Requirement
Type the records out again in full, exactly.

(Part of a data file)
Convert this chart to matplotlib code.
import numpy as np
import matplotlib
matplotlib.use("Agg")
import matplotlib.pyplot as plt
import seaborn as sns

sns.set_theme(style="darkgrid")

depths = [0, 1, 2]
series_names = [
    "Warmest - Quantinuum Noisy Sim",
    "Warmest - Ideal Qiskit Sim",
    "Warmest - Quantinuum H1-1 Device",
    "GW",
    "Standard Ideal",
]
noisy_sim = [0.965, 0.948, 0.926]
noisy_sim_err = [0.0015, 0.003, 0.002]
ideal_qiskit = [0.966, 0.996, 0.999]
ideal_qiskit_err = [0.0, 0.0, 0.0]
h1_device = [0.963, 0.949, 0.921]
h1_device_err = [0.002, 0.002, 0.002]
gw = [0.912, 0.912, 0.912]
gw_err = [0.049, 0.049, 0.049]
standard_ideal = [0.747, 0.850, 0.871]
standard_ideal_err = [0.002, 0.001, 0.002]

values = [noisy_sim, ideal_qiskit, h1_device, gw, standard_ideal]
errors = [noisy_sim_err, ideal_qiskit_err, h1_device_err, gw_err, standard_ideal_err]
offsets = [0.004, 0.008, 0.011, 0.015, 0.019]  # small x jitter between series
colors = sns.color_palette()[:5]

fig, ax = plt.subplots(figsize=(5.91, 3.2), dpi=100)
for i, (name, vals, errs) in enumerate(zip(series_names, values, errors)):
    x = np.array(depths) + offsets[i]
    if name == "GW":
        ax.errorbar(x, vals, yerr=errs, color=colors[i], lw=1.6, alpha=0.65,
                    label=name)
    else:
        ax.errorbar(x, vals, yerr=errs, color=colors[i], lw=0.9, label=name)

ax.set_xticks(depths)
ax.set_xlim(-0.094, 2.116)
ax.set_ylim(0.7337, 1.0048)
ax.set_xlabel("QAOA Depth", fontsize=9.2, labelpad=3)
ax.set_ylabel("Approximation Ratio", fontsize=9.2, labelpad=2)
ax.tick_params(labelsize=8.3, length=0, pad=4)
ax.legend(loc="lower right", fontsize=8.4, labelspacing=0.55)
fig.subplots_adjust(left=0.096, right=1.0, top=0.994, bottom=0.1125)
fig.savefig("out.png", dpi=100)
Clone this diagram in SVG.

Exercise output
Convert this chart to matplotlib code.
import numpy as np
import matplotlib
matplotlib.use("Agg")
import matplotlib.pyplot as plt
import seaborn as sns

sns.set_theme(style="darkgrid")

depths = [0, 1, 2]
series_names = [
    "Warmest - Quantinuum Noisy Sim",
    "Warmest - Ideal Qiskit Sim",
    "Warmest - Quantinuum H1-1 Device",
    "GW",
    "Standard Ideal",
]
noisy_sim = [0.965, 0.948, 0.926]
noisy_sim_err = [0.0015, 0.003, 0.002]
ideal_qiskit = [0.966, 0.996, 0.999]
ideal_qiskit_err = [0.0, 0.0, 0.0]
h1_device = [0.963, 0.949, 0.921]
h1_device_err = [0.002, 0.002, 0.002]
gw = [0.912, 0.912, 0.912]
gw_err = [0.049, 0.049, 0.049]
standard_ideal = [0.747, 0.850, 0.871]
standard_ideal_err = [0.002, 0.001, 0.002]

values = [noisy_sim, ideal_qiskit, h1_device, gw, standard_ideal]
errors = [noisy_sim_err, ideal_qiskit_err, h1_device_err, gw_err, standard_ideal_err]
offsets = [0.004, 0.008, 0.011, 0.015, 0.019]  # small x jitter between series
colors = sns.color_palette()[:5]

fig, ax = plt.subplots(figsize=(5.91, 3.2), dpi=100)
for i, (name, vals, errs) in enumerate(zip(series_names, values, errors)):
    x = np.array(depths) + offsets[i]
    if name == "GW":
        ax.errorbar(x, vals, yerr=errs, color=colors[i], lw=1.6, alpha=0.65,
                    label=name)
    else:
        ax.errorbar(x, vals, yerr=errs, color=colors[i], lw=0.9, label=name)

ax.set_xticks(depths)
ax.set_xlim(-0.094, 2.116)
ax.set_ylim(0.7337, 1.0048)
ax.set_xlabel("QAOA Depth", fontsize=9.2, labelpad=3)
ax.set_ylabel("Approximation Ratio", fontsize=9.2, labelpad=2)
ax.tick_params(labelsize=8.3, length=0, pad=4)
ax.legend(loc="lower right", fontsize=8.4, labelspacing=0.55)
fig.subplots_adjust(left=0.096, right=1.0, top=0.994, bottom=0.1125)
fig.savefig("out.png", dpi=100)
Clone this diagram in SVG.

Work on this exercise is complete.